Il était devenu un quasi-paria
Mikhaïl Gorbatchev a échoué à transformer son pays où il était d’ailleurs devenu un quasi-paria, haï par les ex-communistes et les nationalistes. Il fut à la fois le fossoyeur de l’Union Soviétique et de la puissance russe que les Etats-Unis et leurs alliés occidentaux – c’est-à-dire nous, les Européens – furent trop heureux de démanteler, avec l’aide d’oligarques kleptocrates accueillis à bras ouverts par nos banques, y compris en Suisse.
Mais Mikhaïl Gorbatchev fut aussi le père d’un rêve qui a transformé nos vies pour le meilleur parce que l’Union européenne, avec toutes ses imperfections et ses erreurs, est parvenue à combler le vide laissé par la disparition du rideau de fer sur le continent. La liberté s’est engouffrée là où des décennies de communisme version soviétique l’avaient broyée.
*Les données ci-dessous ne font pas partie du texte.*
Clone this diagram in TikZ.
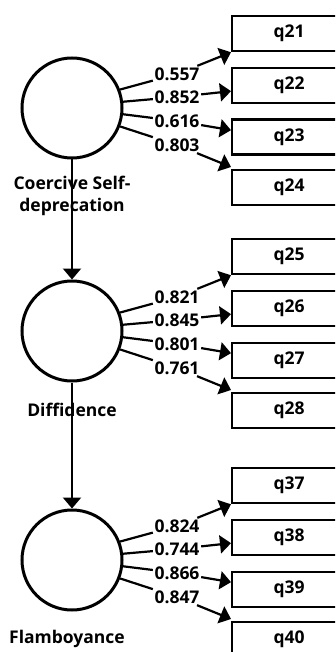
\documentclass[tikz,border=0pt]{standalone}
\usepackage{fontspec}
\setmainfont{Open Sans}
\usetikzlibrary{arrows.meta}
\begin{document}
\begin{tikzpicture}[x=1pt,y=-1pt,
  lbl/.style={font=\bfseries\fontsize{17.5}{22}\selectfont},
  lv/.style={circle,draw,line width=3pt,minimum size=100pt,inner sep=0pt},
  ind/.style={draw,line width=2.3pt,minimum width=114pt,minimum height=35pt,
    inner sep=0pt,anchor=north west,lbl},
  wt/.style={inner sep=1.5pt,lbl},
  link/.style={line width=2.2pt},
  ldg/.style={line width=2.2pt,-{Triangle[length=11pt,width=18pt]}},
]
\useasboundingbox (0,0) rectangle (335,652);
\clip (0,0) rectangle (335,652);

% latent factors with their four indicators each
\foreach \blk/\top/\na/\nb/\nc/\nd/\va/\vb/\vc/\vd in {
  A/15/21/22/23/24/0.557/0.852/0.616/0.803,
  B/238/25/26/27/28/0.821/0.845/0.801/0.761,
  C/467/37/38/39/40/0.824/0.744/0.866/0.847}
{
  \node[lv] (\blk) at (72,\top+93) {};
  \node[ind] (q\na) at (231,\top) {q\na};
  \node[ind] (q\nb) at (231,\top+52) {q\nb};
  \node[ind] (q\nc) at (231,\top+103.5) {q\nc};
  \node[ind] (q\nd) at (231,\top+154) {q\nd};
  \node[wt] (l\na) at (177,\top+59) {\va};
  \node[wt] (l\nb) at (177,\top+82) {\vb};
  \node[wt] (l\nc) at (177,\top+106) {\vc};
  \node[wt] (l\nd) at (177,\top+130) {\vd};
  \coordinate (t\na) at (q\na.south west);
  \coordinate (t\nb) at ([yshift=-5.5pt]q\nb.west);
  \coordinate (t\nc) at ([yshift=7pt]q\nc.west);
  \coordinate (t\nd) at ([yshift=2pt]q\nd.north west);
  \draw[link] (\blk.21) -- (l\na);
  \draw[link] (\blk.7) -- (l\nb);
  \draw[link] (\blk.-7) -- (l\nc);
  \draw[link] (\blk.-21) -- (l\nd);
  \draw[ldg] (l\na) -- (t\na);
  \draw[ldg] (l\nb) -- (t\nb);
  \draw[ldg] (l\nc) -- (t\nc);
  \draw[ldg] (l\nd) -- (t\nd);
}

% factor names
\node[lbl,align=center] (nA) at (72,196) {Coercive Self-\\deprecation};
\node[lbl] (nB) at (72,410) {Diffidence};
\node[lbl] (nC) at (67,639) {Flamboyance};

% structural paths
\draw[ldg] (A) -- (B);
\draw[ldg] (B) -- (C);
\end{tikzpicture}
\end{document}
L’envie d’entreprendre est revenue là où la dictature de l’État s’immisçait dans chaque famille. La créativité culturelle a partout fleuri sur les décombres de l’ex-URSS.
Larmes, pauvreté, rancunes… l’autre héritage de Gorbatchev
Les larmes d’hier, la pauvreté des Russes post-soviétiques, le dépeçage en règle de cet immense pays, les peurs et les rancunes qui sommeillent… Tout cela est aussi l’héritage de Gorbatchev. Mais pour les jeunes Européens aujourd’hui, de Berne à Varsovie, le premier mot à prononcer à l’évocation de son souvenir doit être celui-ci: merci!